# Dish network DVR625 to DVDs



## chrisdab (Aug 24, 2006)

Is there a FAQ or step by step guide to converting from Dish Network DVR to DVDs? I know that the USB port on back of the DVR doesn't work except for pocketDISH. It seems the only way to transfer is by video capture or directly to standalone DVD recorder. Can someone give a step by step what I need, items I need to buy, and how to do it? Thanks.


----------



## James Long (Apr 17, 2003)

Video capture is the way to go.


----------



## Racerx (Dec 5, 2004)

I tried the capture route for a couple of years, and found the results of the recorders to be much better quality. Some recorders even have hard drives, where you can do a small amount of editing, so as to trim it down, and take things like commercial breaks out.


----------



## chrisdab (Aug 24, 2006)

Which recorder do you use? I need to find information about recording from DVRs but I dont seem to have any luck.


----------



## DishSubLA (Apr 9, 2006)

Please provide a bit more information. Are you trying to accomplish this directly to your PC, or are you looking for one of the many stand-alone DVD recorders now on the market? If you are not PC savvy regarding video, (and you will nedd all sorts of little hardware and appropriate software) then the stand-alone DVD recorders are the easiest most direct way for the common consumer to accomplish dubbing DVR recrodings to DVD. I use stand-alone Panasonic DVD recorder products.


----------



## Racerx (Dec 5, 2004)

chrisdab said:


> Which recorder do you use? I need to find information about recording from DVRs but I dont seem to have any luck.
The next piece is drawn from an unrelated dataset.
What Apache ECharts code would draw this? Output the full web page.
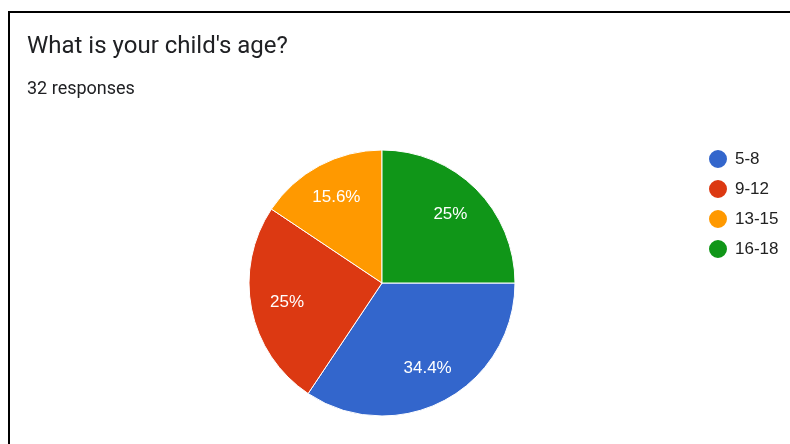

 I currently have a Liteon recorder. Suits me, fine, but in the future, I will buy a recorder that has an internal harddrive, which will allow me to do some lite amount of editting, prior to burning to disk.


----------



## Olevia37HD (Jul 12, 2006)

Racerx said:


> I currently have a Liteon recorder. Suits me, fine, but in the future, I will buy a recorder that has an internal harddrive, which will allow me to do some lite amount of editting, prior to burning to disk.


I agree with using a DVD recorder. Thats how I do it from my 625.
So far I find the LG DR1F9H to be the easiest. BB have it on sale this week for $200.
Don't forget to edit out those dam commericals!!! 
Which you can do in a matter of minutes on the LG.


----------